There is something strangely ridiculous about some of the club presidents’ arguments. According to several simulations in different media, the tax (which is limited to 5% of a company’s total payroll) would actually concern only 13 top-tier clubs, for the salaries of 115 players and 8 coaches, and almost half of the total cost of 44 million Euros would be on the shoulders of the PSG. Surely this would not be ‘the end of French professional football’ as the Union of Professional Football Clubs (UCPF) wants us to believe. Like in all other big leagues, football clubs in France are notorious deficit-makers. Due to a unique, particularly favourable configuration in the private television market, they have benefitted for over a decade from a situation in which they received a disproportionately generous revenue from their broadcasting rights. And just like in all other big leagues, any benefit a football club may be lucky enough to generate, almost automatically disappears in inflated players’ salaries. And, again, like in all other big leagues, as soon as any external factor interferes with this eternal vicious circle, the clubs cry out for help in order to ‘save the competitiveness of our football in Europe’.
There is also something shockingly indecent about considering a strike of the professional football league, when at the same time the entire region of Brittany is taking to the streets, in order to protest against the massive de-industrialization that is hitting them and to fight for their region’s economic survival. Who is supposed to be hurt by a football strike? The government? The fans? The already overloaded football calendar? A strike would be nothing but a spectacular own goal and the already fragile image of professional football in France would no doubt take another blow. This week the clubs commissioned an opinion poll according to which 67% of the French say that ‘the clubs should not pay this tax’. But if you have a closer look, you discover that the question asked was whether it was the clubs or the players who should pay it… Another poll, commissioned by the news channel LCI, revealed that 85% of the French were in favour of applying the tax to the football clubs. In the same poll, 83% of the French consider a strike ‘unjustified’, even among the football fans on lequipe.fr they are still 67% to think the same.
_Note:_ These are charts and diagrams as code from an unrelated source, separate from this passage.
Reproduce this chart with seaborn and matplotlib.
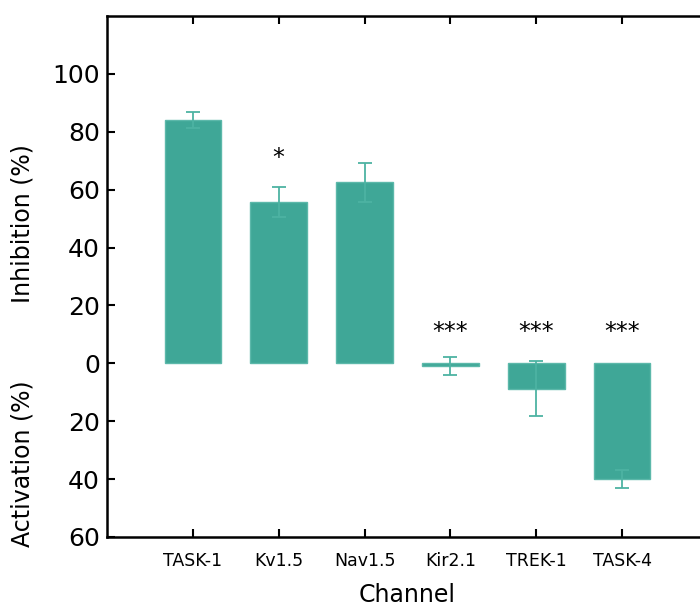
import matplotlib
matplotlib.use("Agg")
import matplotlib.pyplot as plt
import seaborn as sns
import pandas as pd

channels = ["TASK-1", "Kv1.5", "Nav1.5", "Kir2.1", "TREK-1", "TASK-4"]
# positive = inhibition, negative = activation
effect = [84.0, 55.8, 62.5, -1.0, -8.7, -40.0]
sem = [2.7, 5.1, 6.8, 3.1, 9.5, 3.0]
stars = ["", "*", "", "***", "***", "***"]
star_y = [0, 71, 0, 10.7, 10.7, 10.7]

bar_color = "#3fa797"
err_color = "#4db3a3"

df = pd.DataFrame({"Channel": channels, "effect": effect})

sns.set_style("ticks", {"axes.edgecolor": "black", "text.color": "black",
                        "xtick.color": "black", "ytick.color": "black",
                        "axes.labelcolor": "black"})
plt.rcParams["font.family"] = ["DejaVu Sans"]

fig = plt.figure(figsize=(7, 6.06), dpi=100)
ax = fig.add_axes([107 / 700, 69 / 606, 601 / 700, 521 / 606])

sns.barplot(data=df, x="Channel", y="effect", color=bar_color, width=0.66,
            edgecolor="#5cb8aa", linewidth=1, saturation=1, ax=ax)
ax.errorbar(range(len(channels)), effect, yerr=sem, fmt="none",
            ecolor=err_color, elinewidth=1.3, capsize=5, capthick=1.3)

for i, s in enumerate(stars):
    if s:
        ax.text(i, star_y[i], s, ha="center", va="center", fontsize=17,
                color="black")

ax.set_xlim(-1, 6)
ax.set_ylim(-60, 120)
yt = list(range(-60, 101, 20))
ax.set_yticks(yt)
ax.set_yticklabels([str(abs(v)) for v in yt], fontsize=18)
ax.tick_params(axis="x", labelsize=12.5, pad=11)
ax.tick_params(axis="y", pad=5)
ax.tick_params(direction="in", length=6, width=1.5, top=True, right=True,
               colors="black")
for sp in ax.spines.values():
    sp.set_linewidth(1.8)
    sp.set_color("black")
    sp.set_visible(True)

ax.set_xlabel("Channel", fontsize=17, labelpad=9, color="black")
ax.set_ylabel("")
fig.text(23 / 700, 1 - 224 / 606, "Inhibition (%)", rotation=90,
         ha="center", va="center", fontsize=17, color="black")
fig.text(23 / 700, 1 - 464 / 606, "Activation (%)", rotation=90,
         ha="center", va="center", fontsize=17, color="black")

fig.savefig("out.png", dpi=100)
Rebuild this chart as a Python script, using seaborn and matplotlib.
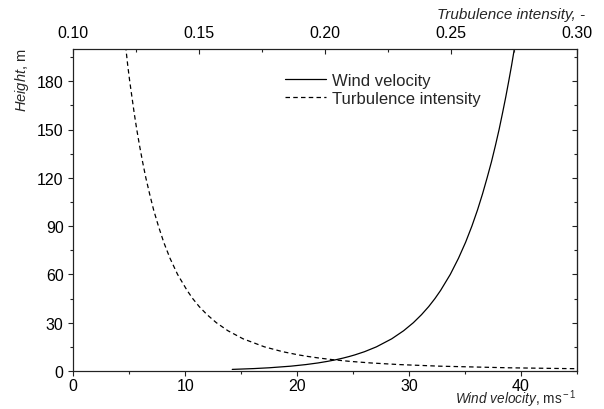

Yet, despite the ridicule and the indencency, there is also something profoundly symptomatic in the club presidents’ outcry. The one thing they have in common with the thousands of protesters in Britanny is the feeling that as employers or workers they never ever compete on a fair and equal playing field in Europe. This may seem perfectly insignificant when it comes to football, a comparatively small business run by poorly managed SMEs whose decision-making is often determined by irrational aspects. But the complaints of the citizens of Britanny against the social dumping on the European Single Market (especially through the absence of a minimum wage in certains sectors of German industry) is more than justified. In large parts of French economy and society Europe has become a proxy for a market-fetichist, neo-liberal aggressor of what the Republic should actually stand for. The result of this perception shift, which many observers have failed to assess to its full extent, is likely to become very visible in the forthcoming European elections next May.
In the meantime, the club presidents deserve, whatever their ridicule and indecency, to be praised for one achievement: more than the corruption in FIFA World Cup attributions or the scandalous conditions for foreign workers on construction sites in Qatar, they managed to put crucial political issues on the agenda of football fans. The forum pages on the French football websites provide for an interesting reading experience these days.